Dans les écoles secondaires, cependant, il s’avère difficile pour les directions de faire preuve d’imagination, puisque des épreuves ministérielles valant 20 % de la note finale des élèves y ont lieu jusqu’à jeudi. Un fossé se creuse ainsi entre les écoles ayant accès à l’air climatisé et celles qui doivent se rabattre, pour rafraîchir l’air ambiant, sur des ventilateurs sur pied de même que sur l’ouverture des portes et des fenêtres des classes.
À lire aussi
« C’est une épreuve uniforme, mais on n’a pas les conditions uniformes pour la passer », lance ainsi Marion Miller, qui enseigne dans une école secondaire de Montréal sans système de climatisation, où le mercure a grimpé mardi. « On demande aux élèves de se lever plus souvent remplir leur gourde », mais ça ne crée pas « un contexte qui est juste pour leur apprentissage », se désole cette enseignante.

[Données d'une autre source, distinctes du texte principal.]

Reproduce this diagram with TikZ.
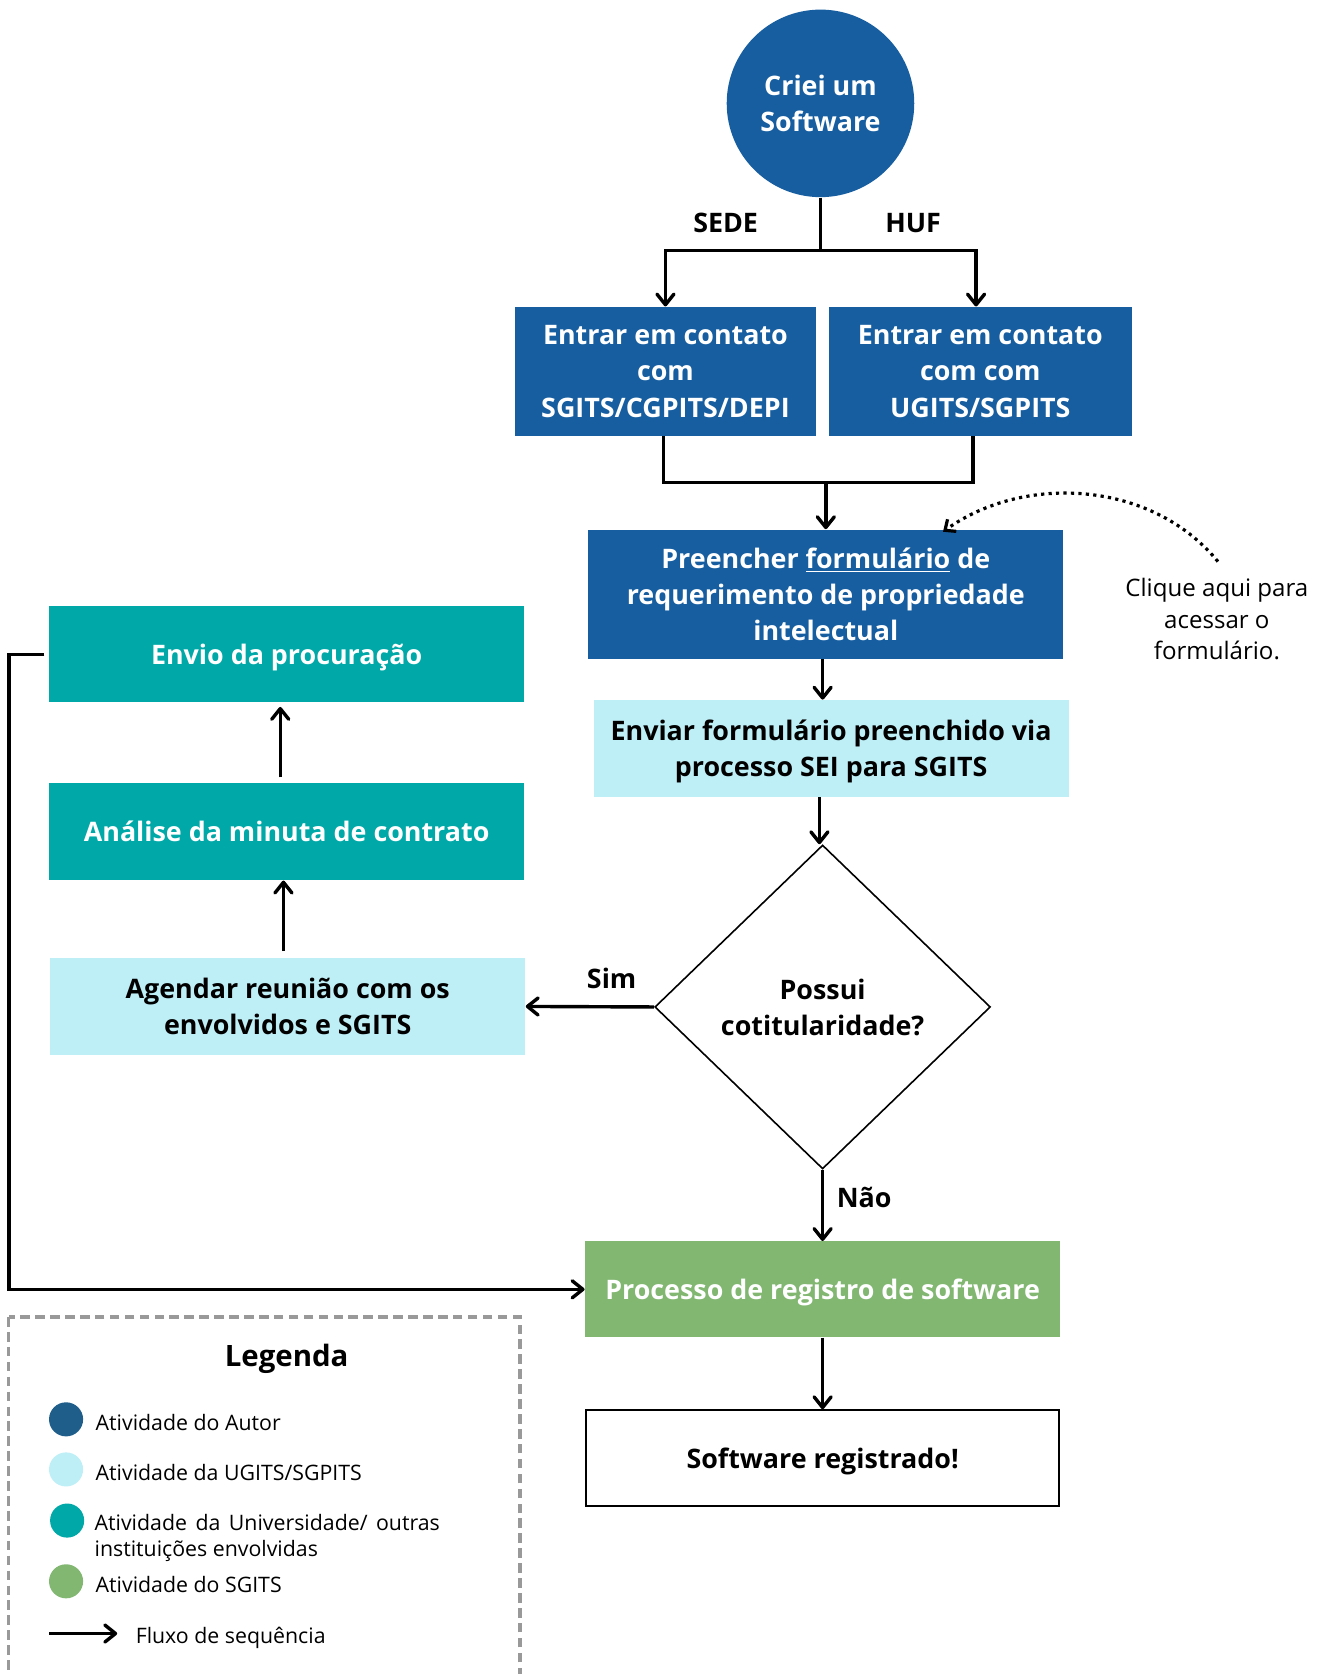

« Dans plein d’écoles au Québec, les jeunes ont de la difficulté à se concentrer [en raison de la chaleur]. Ils vont vouloir sortir le plus vite possible de leur classe », alors que les écoles devraient normalement offrir des conditions optimales aux élèves pour qu’ils réalisent leurs examens, lance pour sa part l’enseignant dans une école secondaire de Chaudière-Appalaches Sylvain Duclos. Or, « ça peut avoir un impact très important sur la réussite des jeunes », fait-il valoir.
Une climatisation qui « change la donne »
L’éducatrice spécialisée Lisvé Rodriguez se réjouit pour sa part de travailler cette année dans une école climatisée de Montréal-Nord. Jointe par Le Devoir mardi, elle raconte avoir précédemment travaillé dans des établissements de la métropole qui ne sont pas climatisés et où les effets des canicules se font donc particulièrement sentir. « Quand il y a de la chaleur, les élèves sont beaucoup plus fatigués, et pour nous, comme employés, c’est plus difficile de faire nos tâches », souligne Mme Rodriguez. À l’inverse, les élèves de son école actuelle « sont beaucoup plus concentrés », puisque la température des locaux n’y est pas étouffante.
La climatisation des écoles, « ça change la donne », relève ainsi Sylvain Duclos, qui déplore que le gouvernement du Québec ne semble pas faire de cette question une priorité. « On a l’impression que c’est toujours remis à plus tard et que ça n’avance pas, ce dossier-là », soupire l’enseignant.
Un constat que partage Patricia Clermont, qui est porte-parole du mouvement Je protège mon école publique. « Les Mr. Freeze et l’eau, ça ne suffit pas », lance-t-elle, ajoutant qu’« il n’est pas acceptable qu’une communauté autochtone doive fermer une école » en raison de la chaleur, comme c’est le cas à Wemotaci. Selon elle, « ça prend des politiques » afin que les écoles soient prêtes à faire face aux nouvelles vagues de chaleur qui pourraient survenir à la prochaine rentrée scolaire, cet automne.